OH well - the nights have started drawing in now…It's been a big week for Britain, what with Andy Murray's emergence as the next bearer of our tennis hopes; Paul Collingwood's record-breaking performance with bat and ball against the might of Bangladesh; and David Beckham revealing his new tattoo.

OH well - the nights have started drawing in now…

It's been a big week for Britain, what with Andy Murray's emergence as the next bearer of our tennis hopes; Paul Collingwood's record-breaking performance with bat and ball against the might of Bangladesh; and David Beckham revealing his new tattoo. But it could have been even bigger.

Apparently, according to some strange and sad souls of the fruitcake tendency, the solstice just passed was meant to have marked a big change in our lives. Not quite the end of the world, but a major catastrophe in our existence.

For Tuesday should have been the day the earth flipped on its axis, depositing Suffolk roughly where the Egyptian pyramids have been up until now.

Mind you, with the weather we've been enjoying these past few days I couldn't totally rule out the possibility that just that might have happened.

It wouldn't be good news for the garden, of course. Nor for the squirrels in our oak tree, or the blackbirds nesting in the fremontodendron right outside our back door.

And heaven knows what it would mean for the spotted flycatcher that has been so assiduously bringing up its baby right outside our kitchen window.

This deliciously pretty and pointy little bird arrived a few weeks ago from sub-Saharan Africa, where it will presumably be taking its young one to spend next winter.

Much as I fear the effects on humankind of climate change and other potential environmental disasters, I fear them too for the other creatures that inhabit this lovely planet.

(I nearly wrote “this lovely planet of ours” there - which just shows what a proprietorial lot we humans are. Unlike many people - maybe a majority - I don't really believe we are the proprietors of the earth. If we are, we really ought to take better care of our property.)

If all goes well, the little flycatcher so lately hatched should live for around nine years and make the trip between Suffolk and Africa 17 or 18 times. I wonder how much its homes, at either end of its great migration, will change in that time?

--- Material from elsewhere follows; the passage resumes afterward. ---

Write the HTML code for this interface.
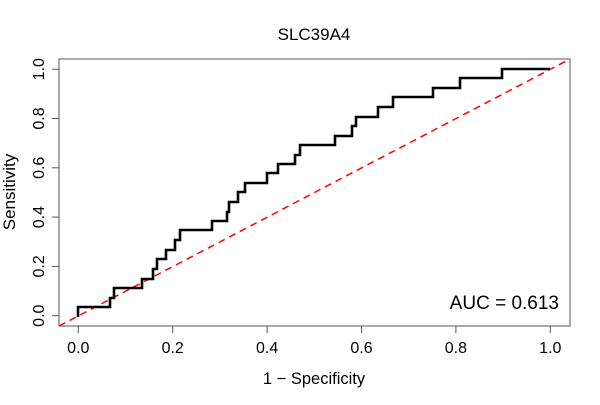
<!DOCTYPE html>
<html><head><style>body{margin:0;background:#fff}</style></head><body>
<svg width="600" height="400" xmlns="http://www.w3.org/2000/svg" font-family="Liberation Sans, Arial, sans-serif">
<rect width="600" height="400" fill="#fff"/>
<text x="314" y="40" font-size="17" text-anchor="middle">SLC39A4</text>
<line x1="59" y1="326" x2="570" y2="59" stroke="#ff0000" stroke-width="1.5" stroke-dasharray="7,5"/>
<polyline fill="none" stroke="#000" stroke-width="2.6" points="78,317 78,307 110,307 110,298 114,298 114,288 142,288 142,279 153,279 153,269 157,269 157,259 166,259 166,250 175,250 175,240 180,240 180,230 212,230 212,221 227,221 227,212 229,212 229,202 238,202 238,192 245,192 245,183 267,183 267,173 278,173 278,164 295,164 295,155 300,155 300,145 335,145 335,136 352,136 352,126 356,126 356,117 378,117 378,107 393,107 393,97 433,97 433,88 460,88 460,78 502,78 502,69 550,69"/>
<rect x="59" y="59" width="511" height="267" fill="none" stroke="#555" stroke-width="1"/>
<g stroke="#555" stroke-width="1">
<line x1="78.3" y1="326" x2="78.3" y2="333"/><line x1="172.7" y1="326" x2="172.7" y2="333"/><line x1="267.1" y1="326" x2="267.1" y2="333"/><line x1="361.5" y1="326" x2="361.5" y2="333"/><line x1="455.9" y1="326" x2="455.9" y2="333"/><line x1="550.3" y1="326" x2="550.3" y2="333"/>
<line x1="52" y1="315.7" x2="59" y2="315.7"/><line x1="52" y1="266.4" x2="59" y2="266.4"/><line x1="52" y1="217.1" x2="59" y2="217.1"/><line x1="52" y1="167.8" x2="59" y2="167.8"/><line x1="52" y1="118.5" x2="59" y2="118.5"/><line x1="52" y1="69.2" x2="59" y2="69.2"/>
</g>
<g font-size="16" text-anchor="middle">
<text x="78.3" y="353">0.0</text><text x="172.7" y="353">0.2</text><text x="267.1" y="353">0.4</text><text x="361.5" y="353">0.6</text><text x="455.9" y="353">0.8</text><text x="550.3" y="353">1.0</text>
<text transform="translate(44,315.7) rotate(-90)">0.0</text>
<text transform="translate(44,266.4) rotate(-90)">0.2</text>
<text transform="translate(44,217.1) rotate(-90)">0.4</text>
<text transform="translate(44,167.8) rotate(-90)">0.6</text>
<text transform="translate(44,118.5) rotate(-90)">0.8</text>
<text transform="translate(44,69.2) rotate(-90)">1.0</text>
<text x="314" y="384" font-size="16.5">1 − Specificity</text>
<text transform="translate(15,192) rotate(-90)" font-size="17">Sensitivity</text>
</g>
<text x="559" y="309" font-size="19" text-anchor="end">AUC = 0.613</text>
</svg>
</body></html>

And I wonder what those folk who so confidently predicted global disaster have to say now their given date has been and gone?

Have they been back to their extra-terrestrial friends to give them a ticking-off?

Will they admit they got it wrong? Or will they put it down to a mere miscalculation in the calendar and reschedule the cataclysm for another date?

Meanwhile, all promises to be far from normal down in Glastonbury this weekend.

The old Somerset town, of course, is very dear to the hearts of the kind of folk who might believe in aliens warning them of shifts in the earth's polarity.

It holds a position of importance not far short of Stonehenge and Avebury in the minds of those who care about things like ley-lines and solstice rituals. (And I'm certainly not mocking those gentle folk, who include some very dear to me.)

It is supposedly where Joseph of Arimathea planted a cutting from Christ's crown of thorns, which still blooms at Christmas. And if you believe that, you're probably up for the Holy Grail nonsense and world-twizzling ETs too.

These days, though, Glastonbury seems to have become best known as the site of an annual music festival - now available to a worldwide audience through TV, internet and radio.

Some of my favourite musicians (Steve Earle, Billy Bragg, Elvis Costello) will be at Glastonbury this weekend, along with some I can't stand (Coldplay, White Stripes, Chas 'n Dave) and plenty I've never heard of.

But what's unusual about this year's festival is what won't be there. Mud.

Glastonbury on hard, baked earth? Now that really is a twist on the natural world order.